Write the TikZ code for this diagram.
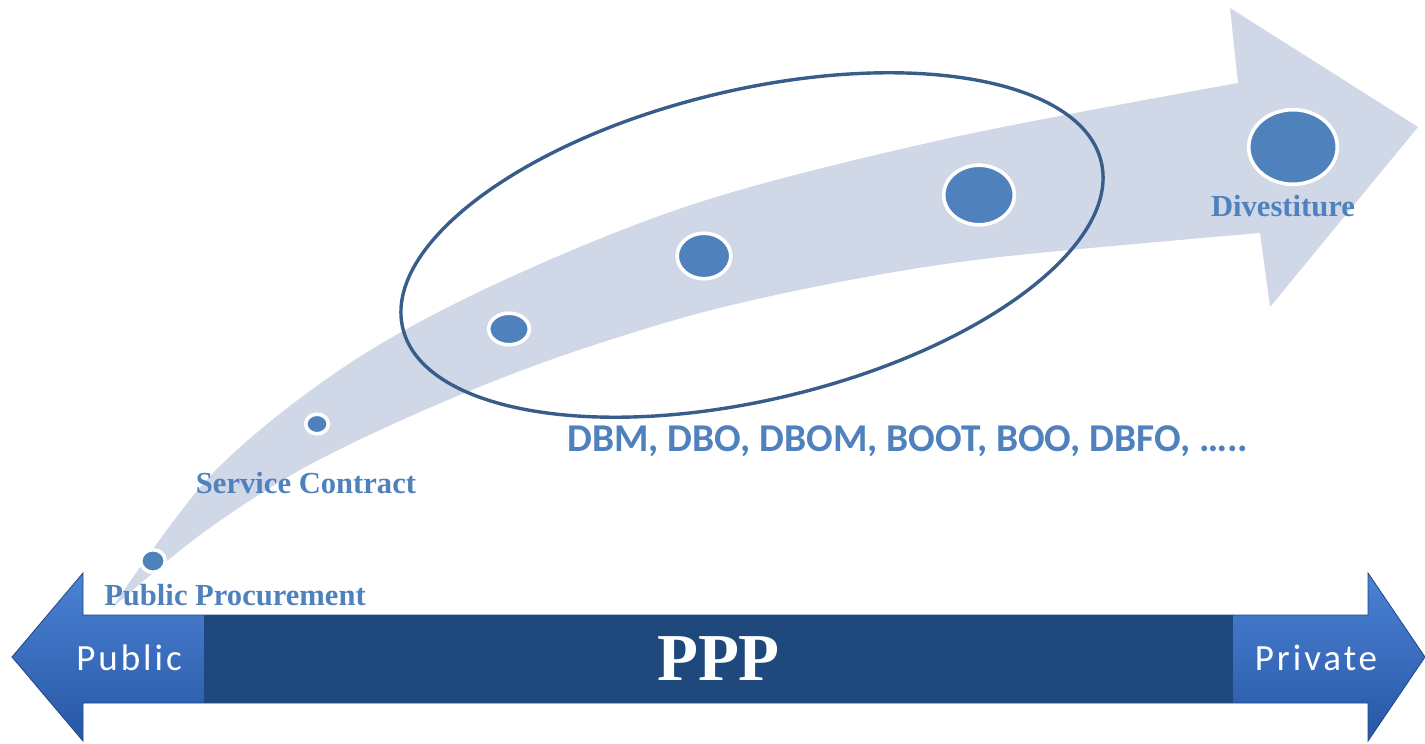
\documentclass[tikz,border=0pt]{standalone}
\usepackage{fontspec}
\setmainfont{Liberation Serif}
\newfontfamily\calibri{Carlito}
\newfontfamily\calibrisp[LetterSpace=8]{Carlito}
\usepackage{tikz}
\usetikzlibrary{shapes.geometric}
\definecolor{txtblue}{HTML}{4F81BD}
\definecolor{dotblue}{HTML}{4F81BD}
\definecolor{bandgray}{HTML}{D0D8E8}
\definecolor{ringblue}{HTML}{385D8A}
\definecolor{barblue}{HTML}{1F497D}
\definecolor{arrowtop}{HTML}{4C82D4}
\definecolor{arrowmid}{HTML}{3468BE}
\definecolor{arrowbot}{HTML}{2757A6}
\tikzset{%
  dot/.style={ellipse, fill=dotblue, draw=white, line width=1.8pt, inner sep=0pt},
  stage/.style={text=txtblue, font=\fontsize{15.3}{18}\selectfont\bfseries, inner sep=0pt},
  side/.style={text=white, font=\calibrisp\fontsize{18.5}{22}\selectfont, inner sep=0pt},
  cluster/.style={ellipse, draw=ringblue, line width=1.7pt, inner sep=0pt}}

\begin{document}
\begin{tikzpicture}[x=0.5pt,y=-0.5pt]
\useasboundingbox (0,0) rectangle (1425,744);
\fill[bandgray] (112,608) -- plot[smooth, tension=0.55] coordinates {(112,608) (213,473) (347,365) (500,282) (700,202) (950,138) (1238,83)}
  -- (1230,8) -- (1418,127) -- (1270,307) -- (1260,233)
  -- plot[smooth, tension=0.55] coordinates {(1260,233) (1000,257) (850,280) (700,313) (550,360) (420,412) (300,470) (200,535) (112,608)} -- cycle;
\node[dot, minimum width=12.3pt, minimum height=11.3pt] (d1) at (153,561) {};
\node[dot, minimum width=11.3pt, minimum height=9.8pt] (d2) at (317,424) {};
\node[dot, minimum width=20.3pt, minimum height=15.8pt] (d3) at (509,329) {};
\node[dot, minimum width=26.8pt, minimum height=22.8pt] (d4) at (704,256) {};
\node[dot, minimum width=35.3pt, minimum height=29.8pt] (d5) at (979,195) {};
\node[dot, minimum width=44.3pt, minimum height=37.3pt] (d6) at (1293,147) {};
\node[cluster, rotate=13.4, minimum width=359pt, minimum height=155pt] (grp) at (752,245) {};
\node[stage] (pubproc) at (235,595) {Public Procurement};
\node[stage] (servc) at (306,483) {Service Contract};
\node[stage] (divest) at (1283,206) {Divestiture};
\node[text=txtblue, font=\calibri\fontsize{19.7}{22}\selectfont\bfseries, inner sep=0pt] (models) at (908,441) {DBM, DBO, DBOM, BOOT, BOO, DBFO, …..};
\shade[top color=arrowtop, middle color=arrowmid, bottom color=arrowbot, draw=arrowbot!80!black, line width=0.4pt]
  (12,657) -- (83,573) -- (83,615) -- (1368,615) -- (1368,573) -- (1425,657)
  -- (1368,741) -- (1368,703) -- (83,703) -- (83,741) -- cycle;
\node[fill=barblue, minimum width=514.5pt, minimum height=44pt, inner sep=0pt,
  text=white, font=\fontsize{33.5}{38}\selectfont\bfseries] (ppp) at (718.5,659) {PPP};
\node[side] (public) at (129,658) {Public};
\node[side] (private) at (1316,658) {Private};
\end{tikzpicture}
\end{document}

────────────────────

### [Problem to work on]
Return exactly what appears from the opening line of the material through the line with "line width=1.7pt, inner", apart from the pictures.

### [Output for this task]
Write the TikZ code for this diagram.
\documentclass[tikz,border=0pt]{standalone}
\usepackage{fontspec}
\setmainfont{Liberation Serif}
\newfontfamily\calibri{Carlito}
\newfontfamily\calibrisp[LetterSpace=8]{Carlito}
\usepackage{tikz}
\usetikzlibrary{shapes.geometric}
\definecolor{txtblue}{HTML}{4F81BD}
\definecolor{dotblue}{HTML}{4F81BD}
\definecolor{bandgray}{HTML}{D0D8E8}
\definecolor{ringblue}{HTML}{385D8A}
\definecolor{barblue}{HTML}{1F497D}
\definecolor{arrowtop}{HTML}{4C82D4}
\definecolor{arrowmid}{HTML}{3468BE}
\definecolor{arrowbot}{HTML}{2757A6}
\tikzset{%
  dot/.style={ellipse, fill=dotblue, draw=white, line width=1.8pt, inner sep=0pt},
  stage/.style={text=txtblue, font=\fontsize{15.3}{18}\selectfont\bfseries, inner sep=0pt},
  side/.style={text=white, font=\calibrisp\fontsize{18.5}{22}\selectfont, inner sep=0pt},
  cluster/.style={ellipse, draw=ringblue, line width=1.7pt, inner sep=0pt}}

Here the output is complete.